The child, given that invitation to be the decider naturally said no. “Oh please?” the mother cajoled. He just kept playing. 
Then the father came over and the two parents put their heads together to think of what would be the best bribe to get their child to go. They came up with a stop at Jamba Juice. And even with that on offer it took them 20 minutes to gingerly lure the boy away from the park. This poor child is probably terrified to have so much power at the age of four and acts out his fear in all sorts of unskillful ways. Where are the skilled knowledgeable planet guides? he might wonder. How did he have the misfortune to end up with these very nice but useless ones who just follow him around as if
HE’s the one who knows the lay of the land, knows what’s best, when to go, and
what to do.

Then there are people who are operate primarily out of fear of what others think. As parents their main concern is that the children reflect well on them, make them proud or at least not embarrass them.
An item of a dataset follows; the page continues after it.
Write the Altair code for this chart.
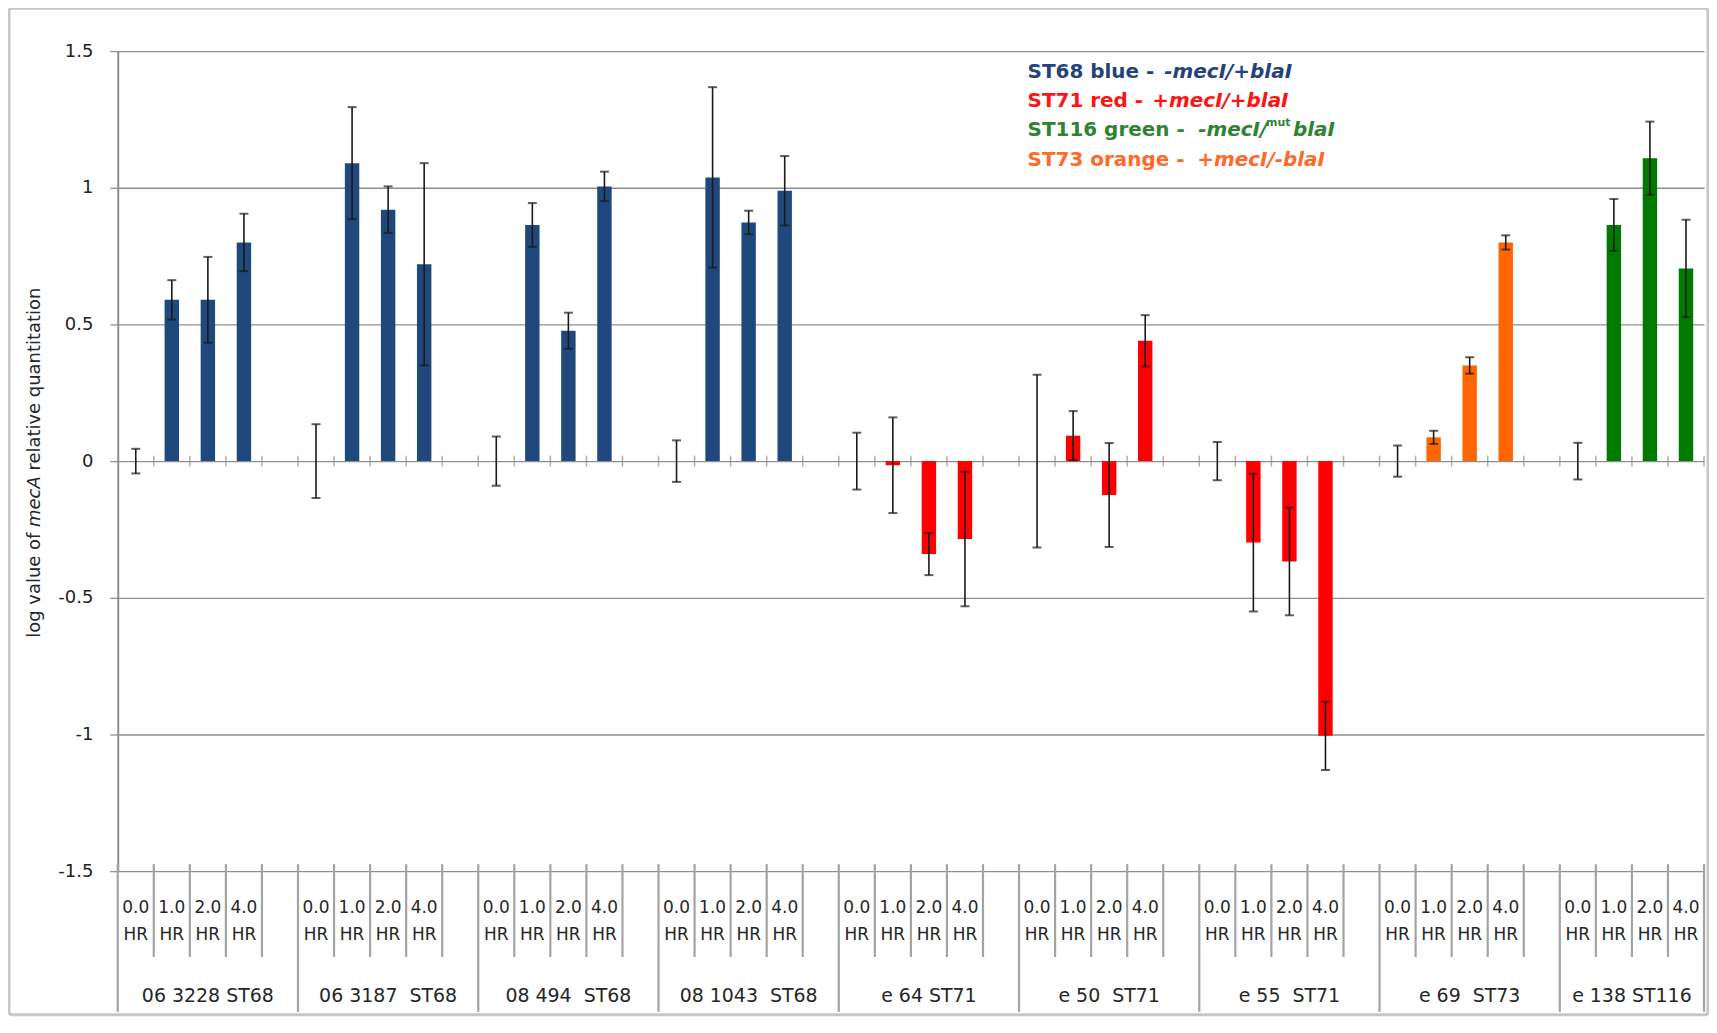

Children can be treated as tokens, totems, awards of merit, lackeys, punching bags, and all manner of inappropriate things that have nothing to do with guiding a new being into this world’s ways without losing that deep sense of knowing who they are.

Being a parent is acknowledged to be the toughest job, but it’s also the most rewarding — not at some later date, but in the process, because it’s an exchange of vital information. The parent is the guide to this complex new planet. In payment the noticing parent receives fresh insight into the nature of infinite open playful existence. Chances are somewhere along the way, to some degree or another, he or she lost that wondrous sense of connection to all that is. The child gives a window into that state.

If we value the exchange, fulfill our role as guide, and enjoy awakening to the moment which is where young children live, then parenting is indeed the greatest gift there is.
And if one isn’t a parent, spending time with nieces, nephews, the children of friends, students, etc. can keep us in touch with that sense of infinite joyous nature. And in return we as adults can offer different perspectives and areas of interest.

Letting those shallow useless ‘shoulds’ go lets our children grow deep roots. They will do what they do out of love, compassion, gratitude, joy and informed reasoned understanding of this temporal world, thanks to their competent and caring guide parents.